Lawyer’s testimony disclosed after killer’s sentencing

You're misunderstanding me. I'm saying the attorney had to testify. The reason he had to is because the information was no longer confidential. The reason it was no longer confidential is because Hilley exercised discretion under 1.6. We don't need to go to the question of whether attorney client privilege extends because the information is no longer confidential given Hilley's actions.

We have to talk about attorney-client privilege because that is what the article state the attorney asserted when the judge ordered he testify. Regardless of whether confidentiality was waived, a judge can always order a lawyer to testify regarding confidential information, and then the lawyer has to assert attorney-client privilege, or testify about the communications. Whether he waived confidentiality is irrelevant, as is Rule 1.6, because the attorney asserted the attorney-client privilege. Typically, only the client has the power to waive the attorney-client privilege. I am not aware of any issues regarding "waiver" of confidentiality, except in the context of the attorney-client privilege. That makes sense, though. A lawyer would not have to reveal any information when asked about it unless a court ordered it, the law required it, it was part of a set of interrogatories, or some other circumstance where the attorney would be compelled to reveal the information. In those circumstances, there are exceptions to confidentiality, and the attorney must assert the attorney-client privilege to protect the information.

Which is why I would cite it with other applicable law and facts to refute the idea that the crime fraud exception applies. I was referring to a different factual scenario where confidentiality hadn't been properly breached by me and I was called in to testify against my client regarding communications between us and where the crime fraud exception surely doesn't apply. For example, if a judge ordered my client file be disclosed without an ongoing crime or fraud perpetuated by my advice.

If the judge ordered your client file be disclosed, Rule 1.6 would not apply because of the aforementioned exception when a judge orders the disclosure. It is pretty obvious that the judges order should be interpreted to require the disclosure of the information. You would have to assert the attorney-client privilege and work product doctrine to protect your client file. Rule 1.6 does not concern either.

Suggesting that my point is laughable is kind of shitty. Particularly because I'm pretty sure my position is correct.

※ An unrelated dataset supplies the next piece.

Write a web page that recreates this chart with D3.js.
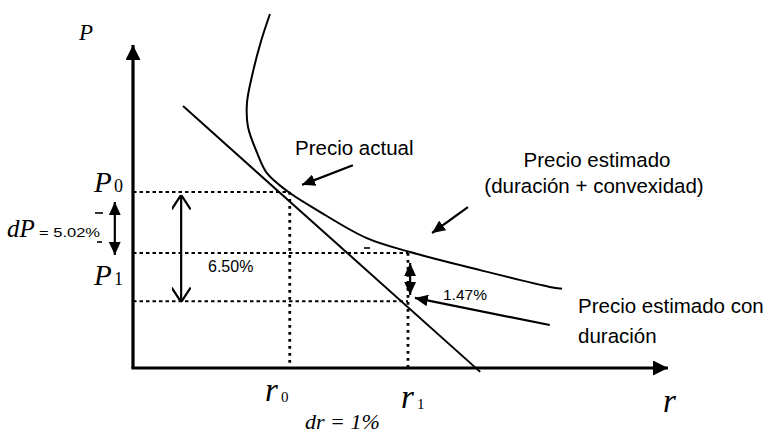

You opened yourself up to it by describing what you would do in a given situation. I only gave you the probable result. If the Judge has a sense of humor and patience, he would laugh it off and tell you that Rule 1.6 does not apply because he explicitly ordered the disclosure, and ask you what exceptions to attorney-client privilege might apply. If he does not have a sense of humor and patience, he might embarrass you in court for not understanding the difference between the attorney-client privilege and an attorney's duty of confidentiality.

But it arguably wasn't part of an ongoing crime and the information sought wasn't confidential, so the crime fraud exception may not apply and is surely irrelevant here.

The "ongoing crime" requirement does not appear to apply under the applicable law of Florida. In Florida, there is a burden shifting analysis. "First, the party that seeks disclosure of the privileged communications must allege that the communication was made as part of an effort to perpetrate a crime or fraud, and the party must also specify the crime or fraud." Next, "the party that seeks disclosure must establish a prima facie case that the party asserting the attorney-client privilege sought the attorney's advice in order to commit, or in an attempt to commit, a crime or fraud." Finally, "If the trial court determines that the crime-fraud exception applies, the client is entitled to provide a reasonable explanation for the communication or its conduct at an evidentiary hearing," and "the client carries the burden of persuasion to give a reasonable explanation for its communication or conduct." This is all from Butler, Pappas, Weihmuller, Katz, Craig, LLP v. Coral Reef of Key Biscayne Developers, Inc., 873 So.2d 339 (Fla. 3d App. Dist., 2003).

Here, the communication between the client and the attorney was going to be used to perpetrate the crime of murder of a witness.

The communication is not "confidential" because the crime-fraud exception applies, not because it was waived.